Working Remotely

woman working at long counter with laptops
Photo by Andrew Neel on Unsplash

The idea of working remotely has been in my mind a lot lately. Whenever I want to get work done (mostly personal) my go-to spot is a coffeeshop a few blocks from where I live. Whether it’s blogging, reading, crocheting, homework, or any other project I’m working on, I feel the space yields itself to a productive environment for me.

There is a long community farmhouse table in the center of the shop where I usually sit on the end and see multiple groups/pairs/individuals come join – potentially also looking for that sense of community, belonging, and human interaction like I am. I find it a nice balance of social influence and working. The front facade of the shop is all windows (sans the glass door). Natural light and being able to see outside gives me more energy and more opportunities to gain inspiration and creativity. The coffee scents and baked goods give the space warmth plus times for me to break and purchase something.

It’s funny, I usually set up camp, work for a good 45-60 minutes, and then go buy something to drink! Because it is located in the middle of a neighborhood, I also break to walk around the block and to the library next door if I need a change of scenery. My headphones are always in tow, but it is a rare occasion where I put them on. The sounds around me become a white noise and that works great. It may be people talking, the music softly playing overhead, or the baristas brewing cups of coffee. They all relax me and put me in the mind to get work done.

Whenever I travel to a coffeeshop or a place to do work away from my home, it gives me that focus while I’m there because I did choose to leave the comforts of home, and I need to make the most of the time at the shop as well as the time it took to get ready and travel there in the first place. I do not wish to be wasteful of the resource of time (or gas!). I value how independent I am – working on my own, traveling by myself, doing things/attending events solo, you name it. Of course I value building relationships in each of those and if others want to come along, I am more than happy to have a buddy! However, my best work is done alone. My introverted brain as well as ability to think through things internally lends itself to at least in the beginning to work by myself and then present my work later, looking for critiques, next steps, and ways to collaborate. I like to think through things, deeply sometimes, before bringing it to a larger group. It is about confidence with competence.
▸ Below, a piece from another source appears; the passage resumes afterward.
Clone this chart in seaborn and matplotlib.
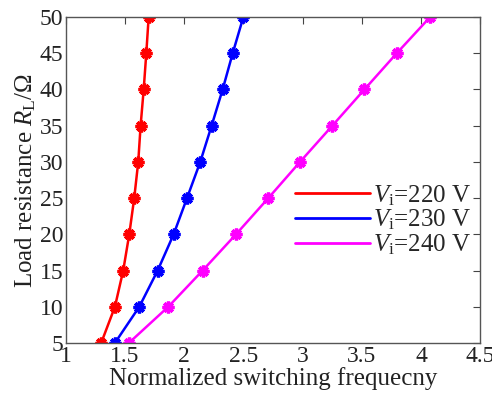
import numpy as np
import pandas as pd
import matplotlib
matplotlib.use("Agg")
import matplotlib.pyplot as plt
from matplotlib.lines import Line2D
import seaborn as sns

# Load resistance (ohm) for each curve
resistance = [5, 10, 15, 20, 25, 30, 35, 40, 45, 50]
# Normalized switching frequency per input voltage
freq_220 = [1.298, 1.414, 1.484, 1.535, 1.577, 1.611, 1.631, 1.657, 1.679, 1.699]
freq_230 = [1.414, 1.620, 1.775, 1.910, 2.023, 2.135, 2.231, 2.324, 2.409, 2.499]
freq_240 = [1.532, 1.865, 2.155, 2.437, 2.710, 2.978, 3.251, 3.522, 3.795, 4.077]
series_labels = [r"$V_\mathrm{i}$=220 V", r"$V_\mathrm{i}$=230 V", r"$V_\mathrm{i}$=240 V"]
colors = ["#ff0000", "#0000ff", "#ff00ff"]
x_ticks = [1, 1.5, 2, 2.5, 3, 3.5, 4, 4.5]
y_ticks = [5, 10, 15, 20, 25, 30, 35, 40, 45, 50]

sns.set_style("white")
plt.rcParams["font.family"] = ["Liberation Serif", "DejaVu Serif"]
plt.rcParams["mathtext.fontset"] = "custom"
plt.rcParams["mathtext.rm"] = "Liberation Serif"
plt.rcParams["mathtext.it"] = "Liberation Serif:italic"

frames = []
for lab, f in zip(series_labels, [freq_220, freq_230, freq_240]):
    frames.append(pd.DataFrame({"freq": f, "R": resistance, "series": lab}))
df = pd.concat(frames, ignore_index=True)

fig = plt.figure(figsize=(4.92, 3.96), dpi=100)
ax = fig.add_axes([0.134, 0.134, 0.842, 0.823])

sns.lineplot(data=df, x="freq", y="R", hue="series", style="series",
             palette=colors, markers=[(8, 2, 0)] * 3, dashes=False,
             estimator=None, sort=False, linewidth=1.8, markersize=8.5,
             markeredgewidth=2.4, ax=ax, legend=False)
for ln, c in zip(ax.get_lines(), colors):
    ln.set_markeredgecolor(c)
    ln.set_markerfacecolor(c)

ax.set_xlim(1, 4.5)
ax.set_ylim(5, 50)
ax.set_xticks(x_ticks)
ax.set_xticklabels([f"{t:g}" for t in x_ticks])
ax.set_yticks(y_ticks)
ax.tick_params(direction="in", length=5, width=0.8, top=True, right=True,
               labelsize=17, colors="#444444", labelcolor="#222222", pad=2)
for s in ax.spines.values():
    s.set_color("#555555")
    s.set_linewidth(1.0)

ax.set_xlabel("Normalized switching frequecny", fontsize=18, color="#222222", labelpad=0)
ax.set_ylabel(r"Load resistance $R_\mathrm{L}$/Ω", fontsize=18, color="#222222", labelpad=1)

handles = [Line2D([0], [0], color=c, lw=2) for c in colors]
ax.legend(handles, series_labels, loc="upper left", bbox_to_anchor=(0.553, 0.49),
          frameon=False, fontsize=18, handlelength=3.0, handletextpad=0.12,
          labelspacing=0.0, borderaxespad=0, borderpad=0)

fig.savefig("out.png", dpi=100)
One day, I hope to make working remotely a natural and normal part of my job. Here are some things I have (and will need to continually) considered about remote work:

  • Best Benefits of Remote Work

    • Flexibility– I appreciate that there is no set office hour schedule that needs to be maintained. I know I can be consistent with whatever times I set for myself.
    • Team Retreats– I love being able to meet with my colleagues/peers. My job now we have once a semester town halls/meetings with the whole division, and I look forward to connecting with the folks I work with on a regular basis but don’t see regularly. However, I am an introvert so having the majority of the year to be by myself is a win.
    • Productive Environments – The phrase visibility does not equal productivity sticks with me. I know I am the most productive from 9am-12:30pm and in coffee shops or other public spaces. Other times, working at my kitchen table is just as good mid-afternoon.
  • Negatives of Remote Work

    • Lack of in-person relationship building– I am not the best person on the phone, Facetime/Zoom/Skype is a little different but not the same as being with a person face to face. Although most of the work may be independent, I love being able to share and talk with people to get some energy, without distractions with technology.
    • Wi-Fi/Tech Spaces– Although it would be great to go to an island or somewhere off the grid, working remotely requires lots of technology and the internet to be able to communicate and complete projects.
    • Cabin Fever– There may be days where I don’t leave my house and productivity is no longer present. I would find it difficult to balance working where you live (and vice versa). There’s got to be some separation.
  • My Challenges for Remote Work

    • Combatting Guilt– I’m always wondering what others are thinking of me and if I have a job where they may see me as just lounging around, I’ll feel like I should get up for a standard 8-5 job, business casual and all.
    • Limited interpersonal interactions– Yes, I am introverted BUT I need others around me (even if we aren’t talking). Having bodies around and the possibility of striking up conversations are needed to add to my productivity and energy.
    • FOMO– My other friends talk about their co-workers, are able to grab a cup of coffee spontaneously and are in the ‘know’ because of the immediacy of being in a shared office space.

I love the concepts of places like WeWork! Maybe that is the avenue I need to take to combat some of the negatives and challenges for me.


What is your style of working remotely?